# Task to carry out:
Only the lines from the start of the data through the line with "bio_l_sz = [2, 3, 2, 2]" belong in the copy. Restate them word for word, minus the pictures.

+ + + +

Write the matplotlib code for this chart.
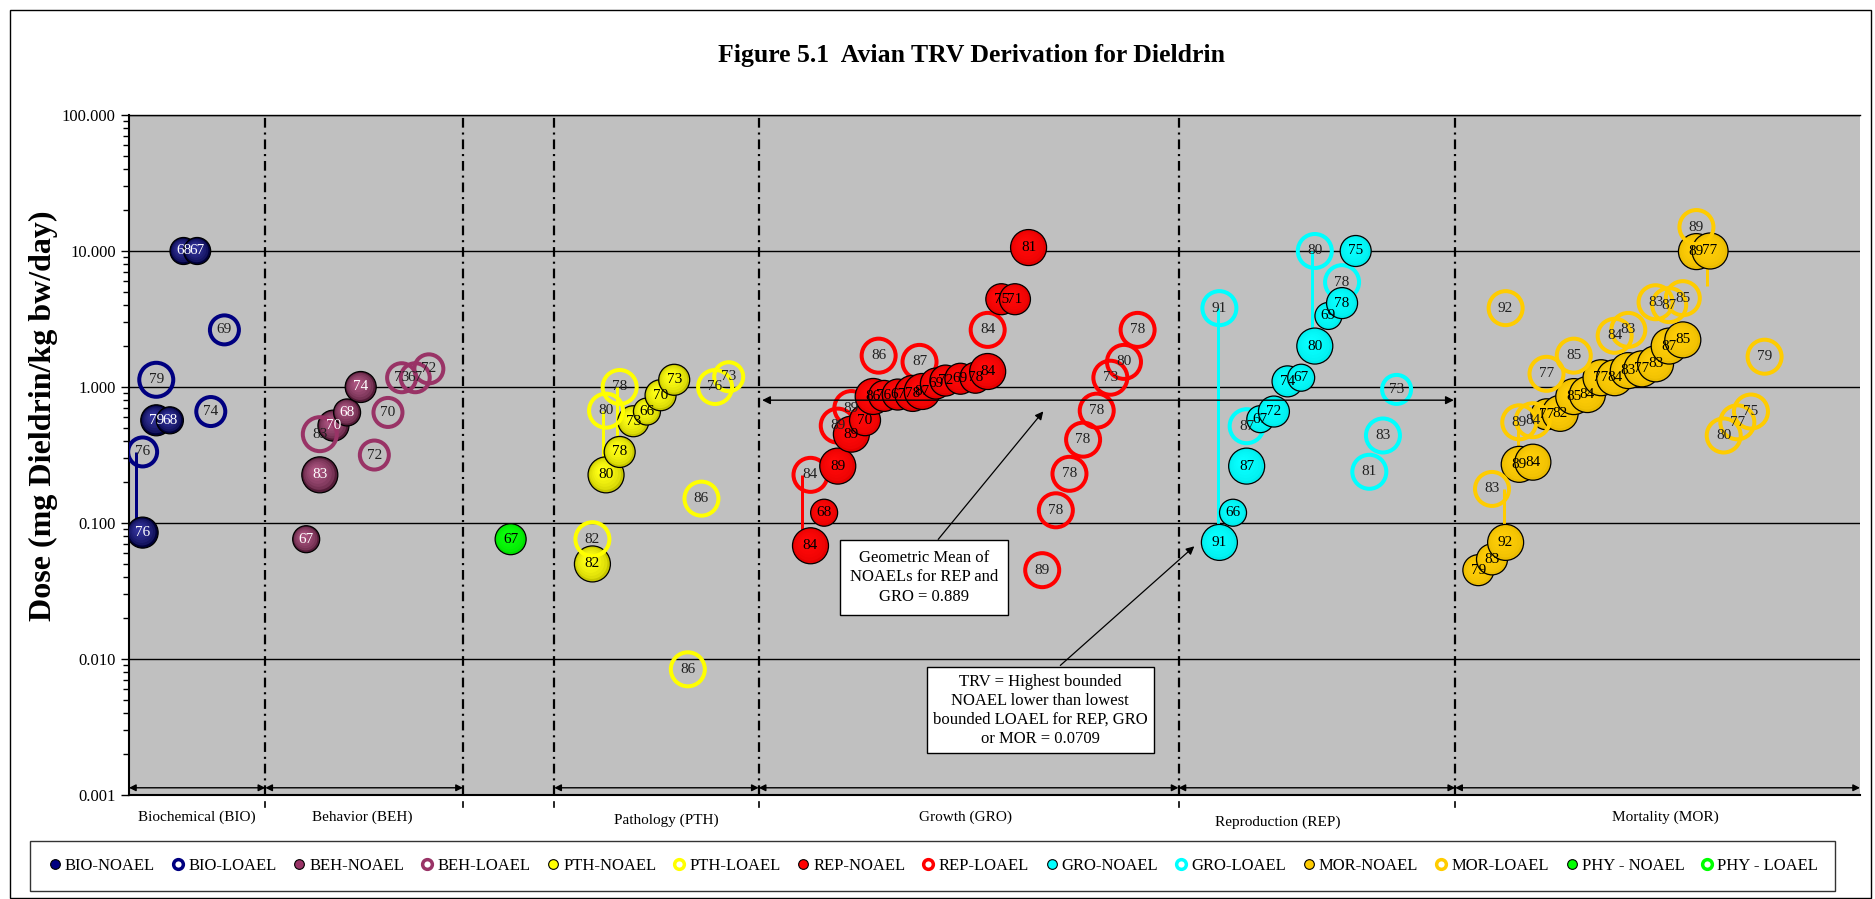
import numpy as np
import matplotlib
matplotlib.use("Agg")
import matplotlib.pyplot as plt
import matplotlib.colors as mcolors
import matplotlib.transforms as mtransforms
from matplotlib.lines import Line2D
from matplotlib.patches import Rectangle
from matplotlib.ticker import LogLocator, NullFormatter, FuncFormatter, FixedLocator

plt.rcParams['font.family'] = ['Liberation Serif', 'DejaVu Serif']
plt.rcParams['lines.scale_dashes'] = False

# ---- data (x = study index, y = dose, lab = study year, sz = bubble class) ----
bio_n_x = [4, 5, 2, 3, 1]
bio_n_y = [10.0, 10.0, 0.569, 0.569, 0.085]
bio_n_lab = ['68', '67', '79', '68', '76']
bio_n_sz = [1, 1, 2, 1, 2]

bio_l_x = [7, 2, 6, 1]
bio_l_y = [2.63, 1.13, 0.66, 0.333]
bio_l_lab = ['69', '79', '74', '76']
bio_l_sz = [2, 3, 2, 2]

beh_n_x = [13, 14, 15, 16, 17]
beh_n_y = [0.076, 0.226, 0.52, 0.65, 1.0]
beh_n_lab = ['67', '83', '70', '68', '74']
beh_n_sz = [1, 3, 2, 1, 2]

beh_l_x = [14, 19, 18, 20, 21, 22]
beh_l_y = [0.45, 0.65, 0.316, 1.17, 1.17, 1.36]
beh_l_lab = ['83', '70', '72', '73', '67', '72']
beh_l_sz = [3, 2, 2, 2, 2, 2]

phy_n_x = [28]
phy_n_y = [0.076]
phy_n_lab = ['67']
phy_n_sz = [2]

pth_n_x = [34, 35, 36, 37, 38, 39, 40]
pth_n_y = [0.050, 0.226, 0.333, 0.56, 0.66, 0.87, 1.13]
pth_n_lab = ['82', '80', '78', '73', '66', '70', '73']
pth_n_sz = [3, 3, 2, 2, 1, 2, 2]

pth_l_x = [36, 35, 43, 44, 42, 34, 41]
pth_l_y = [1.0, 0.67, 1.0, 1.19, 0.151, 0.076, 0.0084]
pth_l_lab = ['78', '80', '76', '73', '86', '82', '86']
pth_l_sz = [3, 3, 3, 2, 3, 3, 3]

rep_n_x = [50, 51, 52, 53, 54, 54.6, 55.4, 56.4, 57.5, 58.2, 59.2, 59.9, 61.0, 62.1, 63.0, 64, 65, 66]
rep_n_y = [0.068, 0.119, 0.262, 0.45, 0.57, 0.852, 0.86, 0.88, 0.897, 0.927, 1.06, 1.115, 1.15, 1.17, 1.30,
           4.42, 4.42, 10.6]
rep_n_lab = ['84', '68', '89', '89', '70', '86', '76', '67', '78', '87', '69', '72', '69', '78', '84',
             '75', '71', '81']
rep_n_sz = [3, 1, 3, 3, 2, 3, 2, 2, 3, 3, 2, 2, 2, 2, 3, 2, 2, 3]

rep_l_x = [55, 58, 63, 53, 52, 50, 74, 73, 72, 71, 70, 69, 68, 67]
rep_l_y = [1.70, 1.53, 2.63, 0.70, 0.52, 0.226, 2.63, 1.53, 1.17, 0.67, 0.41, 0.23, 0.124, 0.045]
rep_l_lab = ['86', '87', '84', '89', '89', '84', '78', '80', '73', '78', '78', '78', '78', '89']
rep_l_sz = [3] * 14

gro_n_x = [80, 81, 82, 83, 84, 85, 86, 87, 88, 89, 90]
gro_n_y = [0.072, 0.119, 0.262, 0.58, 0.66, 1.1, 1.17, 2.0, 3.33, 4.14, 10.0]
gro_n_lab = ['91', '66', '87', '67', '72', '74', '67', '80', '69', '78', '75']
gro_n_sz = [3, 1, 3, 1, 2, 2, 1, 3, 1, 2, 2]

gro_l_x = [87, 89, 80, 93, 92, 91, 82]
gro_l_y = [10.0, 5.9, 3.8, 0.96, 0.44, 0.238, 0.515]
gro_l_lab = ['80', '78', '91', '73', '83', '81', '87']
gro_l_sz = [3, 3, 3, 2, 3, 3, 3]

mor_n_x = [99, 100, 101, 102, 103, 104, 105, 106, 107, 108, 109, 110, 111, 112, 113, 114, 115, 116]
mor_n_y = [0.045, 0.054, 0.072, 0.27, 0.28, 0.63, 0.64, 0.85, 0.88, 1.17, 1.17, 1.32, 1.36, 1.48, 2.0, 2.22,
           9.9, 10.0]
mor_n_lab = ['79', '83', '92', '89', '84', '77', '82', '85', '84', '77', '84', '83', '77', '83', '87', '85',
             '89', '77']
mor_n_sz = [2, 2, 3, 3, 3, 2, 3, 3, 3, 3, 3, 3, 3, 3, 3, 3, 3, 3]

mor_l_x = [115, 114, 113, 112, 110, 109, 106, 104, 103, 102, 101, 100, 120, 119, 118, 117]
mor_l_y = [15.0, 4.5, 4.0, 4.2, 2.63, 2.38, 1.70, 1.25, 0.57, 0.55, 3.8, 0.178, 1.67, 0.66, 0.55, 0.44]
mor_l_lab = ['89', '85', '87', '83', '83', '84', '85', '77', '84', '89', '92', '83', '79', '75', '77', '80']
mor_l_sz = [3] * 16

# vertical links LOAEL -> NOAEL: x, upper dose, lower dose
link_x = [0.5, 34.75, 35.8, 49.4, 79.9, 86.8, 115.8, 101.9, 100.85]
link_top = [0.333, 0.67, 1.0, 0.226, 3.8, 10.0, 10.0, 0.55, 0.178]
link_bot = [0.085, 0.226, 0.333, 0.068, 0.072, 2.0, 5.5, 0.27, 0.072]
link_grp = ['BIO', 'PTH', 'PTH', 'REP', 'GRO', 'GRO', 'MOR', 'MOR', 'MOR']

# endpoint sections along the x axis
sec_edges = [(0, 10), (10, 24.5), (31.2, 46.2), (46.2, 77), (77, 97.3), (97.3, 127)]
sep_x = [10, 24.5, 31.2, 46.2, 77, 97.3]
sec_names = ['Biochemical (BIO)', 'Behavior (BEH)', 'Pathology (PTH)', 'Growth (GRO)',
             'Reproduction (REP)', 'Mortality (MOR)']
sec_lab_x = [5, 17.1, 39.4, 61.4, 84.3, 112.7]
sec_lab_dy = [0, 0, 0.005, 0, 0.008, 0]

geo_mean_line = 0.80
legend_labels = ['BIO-NOAEL', 'BIO-LOAEL', 'BEH-NOAEL', 'BEH-LOAEL', 'PTH-NOAEL', 'PTH-LOAEL',
                 'REP-NOAEL', 'REP-LOAEL', 'GRO-NOAEL', 'GRO-LOAEL', 'MOR-NOAEL', 'MOR-LOAEL',
                 'PHY - NOAEL', 'PHY - LOAEL']

colors = {'BIO': '#000080', 'BEH': '#993366', 'PTH': '#FFFF00', 'REP': '#FF0000',
          'GRO': '#00FFFF', 'MOR': '#FFCC00', 'PHY': '#00FF00'}
shade = {'BIO': 0.55, 'BEH': 0.45, 'PTH': 0.22, 'REP': 0.1, 'GRO': 0.08, 'MOR': 0.08, 'PHY': 0.12}

PX = 0.72  # points per pixel at 100 dpi
BALL_R = {1: 13.5, 2: 15.5, 3: 18}
RING_R = {1: 15, 2: 16.5, 3: 19}

fig = plt.figure(figsize=(18.75, 8.99), dpi=100)
ax = fig.add_axes([129 / 1875, 104 / 899, 1731 / 1875, 680 / 899])
ax.set_facecolor('#C0C0C0')
ax.set_yscale('log')
ax.set_xlim(0, 127)
ax.set_ylim(0.001, 100)

ax.yaxis.set_major_locator(FixedLocator([0.001, 0.01, 0.1, 1, 10, 100]))
ax.yaxis.set_major_formatter(FuncFormatter(lambda v, p: f'{v:.3f}'))
ax.yaxis.set_minor_locator(LogLocator(base=10, subs=np.arange(2, 10)))
ax.yaxis.set_minor_formatter(NullFormatter())
ax.tick_params(axis='y', which='major', direction='out', length=6, width=1, labelsize=12)
ax.tick_params(axis='y', which='minor', direction='out', length=4, width=1)
ax.set_xticks([])
ax.grid(True, axis='y', which='major', color='k', lw=1)
ax.set_axisbelow(True)
for s in ['left', 'bottom']:
    ax.spines[s].set_linewidth(1.5)
ax.spines['right'].set_visible(False)
ax.spines['top'].set_linewidth(1)

btrans = mtransforms.blended_transform_factory(ax.transData, ax.transAxes)
for xv in sep_x:
    ax.axvline(xv, color='k', lw=1.6, ls=(0, (7, 3.5, 1.5, 3.5)), zorder=1)
    ax.plot([xv, xv], [-0.017, -0.010], color='k', lw=1.2, transform=btrans, clip_on=False)

inv = ax.transData.inverted()


def draw_balls(xs, ys, szs, labs, grp, txtcolor, z):
    base = np.array(mcolors.to_rgb(colors[grp]))
    s = shade[grp]
    dark = base * (1 - s)
    light = base + (1 - base) * s * 0.35
    n = 7
    ts = np.linspace(0, 1, n)
    for xi, yi, si, li in zip(xs, ys, szs, labs):
        r = BALL_R[si]
        cx, cy = ax.transData.transform((xi, yi))
        pts = inv.transform(np.column_stack([cx - 0.22 * r * ts, cy + 0.22 * r * ts]))
        sizes = (2 * r * PX * (1 - 0.78 * ts)) ** 2
        cols = [np.clip(dark + (light - dark) * np.sqrt(t), 0, 1) for t in ts]
        ax.scatter(pts[:, 0], pts[:, 1], s=sizes, c=cols,
                   edgecolors=['k'] + ['none'] * (n - 1),
                   linewidths=[0.9] + [0] * (n - 1), zorder=z)
        ax.text(xi, yi, li, ha='center', va='center', fontsize=11, color=txtcolor, zorder=20)
        z += 0.001


def draw_rings(xs, ys, szs, labs, grp, z):
    for xi, yi, si, li in zip(xs, ys, szs, labs):
        r = RING_R[si]
        ax.scatter([xi], [yi], s=(2 * (r - 2) * PX) ** 2, facecolors='none',
                   edgecolors=colors[grp], linewidths=4 * PX, zorder=z)
        ax.text(xi, yi, li, ha='center', va='center', fontsize=11, color='#202020', zorder=20)


# links behind markers
for xv, y1, y2, g in zip(link_x, link_top, link_bot, link_grp):
    ax.plot([xv, xv], [y1, y2], color=colors[g], lw=3 * PX, zorder=2.5, solid_capstyle='butt')

draw_balls(bio_n_x, bio_n_y, bio_n_sz, bio_n_lab, 'BIO', 'white', 3)
draw_rings(bio_l_x, bio_l_y, bio_l_sz, bio_l_lab, 'BIO', 4)
draw_balls(beh_n_x, beh_n_y, beh_n_sz, beh_n_lab, 'BEH', 'white', 3)
draw_rings(beh_l_x, beh_l_y, beh_l_sz, beh_l_lab, 'BEH', 4)
draw_balls(phy_n_x, phy_n_y, phy_n_sz, phy_n_lab, 'PHY', 'black', 3)
draw_balls(pth_n_x, pth_n_y, pth_n_sz, pth_n_lab, 'PTH', 'black', 3)
draw_rings(pth_l_x, pth_l_y, pth_l_sz, pth_l_lab, 'PTH', 4)
draw_rings(rep_l_x, rep_l_y, rep_l_sz, rep_l_lab, 'REP', 3)
draw_balls(rep_n_x, rep_n_y, rep_n_sz, rep_n_lab, 'REP', 'black', 4)
draw_rings(gro_l_x, gro_l_y, gro_l_sz, gro_l_lab, 'GRO', 3)
draw_balls(gro_n_x, gro_n_y, gro_n_sz, gro_n_lab, 'GRO', 'black', 4)
draw_balls(mor_n_x, mor_n_y, mor_n_sz, mor_n_lab, 'MOR', 'black', 3)
draw_rings(mor_l_x, mor_l_y, mor_l_sz, mor_l_lab, 'MOR', 4)

# section arrows along the bottom
arr_y = 0.00113
for x1, x2 in sec_edges:
    ax.annotate('', xy=(x2, arr_y), xytext=(x1, arr_y),
                arrowprops=dict(arrowstyle='<|-|>', color='k', lw=1, mutation_scale=10,
                                shrinkA=0, shrinkB=0), zorder=6)

for name, xv, dy in zip(sec_names, sec_lab_x, sec_lab_dy):
    ax.text(xv, -0.032 - dy, name, transform=btrans, ha='center', va='center', fontsize=11)

# geometric mean line
ax.annotate('', xy=(97.2, geo_mean_line), xytext=(46.45, geo_mean_line),
            arrowprops=dict(arrowstyle='<|-|>', color='k', lw=1, mutation_scale=12,
                            shrinkA=0, shrinkB=0), zorder=6)

ax.text(58.34, 0.040, 'Geometric Mean of\nNOAELs for REP and\nGRO = 0.889', ha='center', va='center',
        fontsize=12, zorder=22, linespacing=1.3,
        bbox=dict(boxstyle='square,pad=0.6', fc='white', ec='k', lw=1))
ax.annotate('', xy=(67.08, 0.662), xytext=(59.37, 0.0758),
            arrowprops=dict(arrowstyle='-|>', color='k', lw=0.9, mutation_scale=12,
                            shrinkA=0, shrinkB=0), zorder=21)
ax.text(66.86, 0.00421, 'TRV = Highest bounded\nNOAEL lower than lowest\nbounded LOAEL for REP, GRO\nor MOR = 0.0709',
        ha='center', va='center', fontsize=12, zorder=22, linespacing=1.25,
        bbox=dict(boxstyle='square,pad=0.38', fc='white', ec='k', lw=1))
ax.annotate('', xy=(78.16, 0.0674), xytext=(68.33, 0.00897),
            arrowprops=dict(arrowstyle='-|>', color='k', lw=0.9, mutation_scale=12,
                            shrinkA=0, shrinkB=0), zorder=21)

ax.text(-0.0495, 0.557, 'Dose (mg Dieldrin/kg bw/day)', transform=ax.transAxes, rotation=90,
        ha='center', va='center', fontsize=23, fontweight='bold')
fig.text(0.518, 0.938, 'Figure 5.1  Avian TRV Derivation for Dieldrin', ha='center', va='center',
         fontsize=18.5, fontweight='bold')

# legend
grp_order = ['BIO', 'BIO', 'BEH', 'BEH', 'PTH', 'PTH', 'REP', 'REP', 'GRO', 'GRO', 'MOR', 'MOR', 'PHY', 'PHY']
handles = []
for i, g in enumerate(grp_order):
    if i % 2 == 0:
        handles.append(Line2D([], [], ls='', marker='o', markersize=7, markerfacecolor=colors[g],
                              markeredgecolor='k', markeredgewidth=0.8))
    else:
        handles.append(Line2D([], [], ls='', marker='o', markersize=7, markerfacecolor='white',
                              markeredgecolor=colors[g], markeredgewidth=2.5))
leg = fig.legend(handles, legend_labels, loc='center', ncol=14, mode='expand',
                 bbox_to_anchor=(30 / 1875, 8 / 899, 1805 / 1875, 50 / 899), fontsize=12,
                 handletextpad=0.1, handlelength=1.0, borderaxespad=0, borderpad=1.0, frameon=True,
                 fancybox=False, edgecolor='k', columnspacing=0.5)
leg.get_frame().set_linewidth(1)

fig.patches.append(Rectangle((10 / 1875, 1 / 899), 1861 / 1875, 888 / 899, transform=fig.transFigure,
                             fill=False, ec='k', lw=1))

fig.savefig('out.png', dpi=100)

+ + + +

# Response for this exercise:
Write the matplotlib code for this chart.
import numpy as np
import matplotlib
matplotlib.use("Agg")
import matplotlib.pyplot as plt
import matplotlib.colors as mcolors
import matplotlib.transforms as mtransforms
from matplotlib.lines import Line2D
from matplotlib.patches import Rectangle
from matplotlib.ticker import LogLocator, NullFormatter, FuncFormatter, FixedLocator

plt.rcParams['font.family'] = ['Liberation Serif', 'DejaVu Serif']
plt.rcParams['lines.scale_dashes'] = False

# ---- data (x = study index, y = dose, lab = study year, sz = bubble class) ----
bio_n_x = [4, 5, 2, 3, 1]
bio_n_y = [10.0, 10.0, 0.569, 0.569, 0.085]
bio_n_lab = ['68', '67', '79', '68', '76']
bio_n_sz = [1, 1, 2, 1, 2]

bio_l_x = [7, 2, 6, 1]
bio_l_y = [2.63, 1.13, 0.66, 0.333]
bio_l_lab = ['69', '79', '74', '76']
bio_l_sz = [2, 3, 2, 2]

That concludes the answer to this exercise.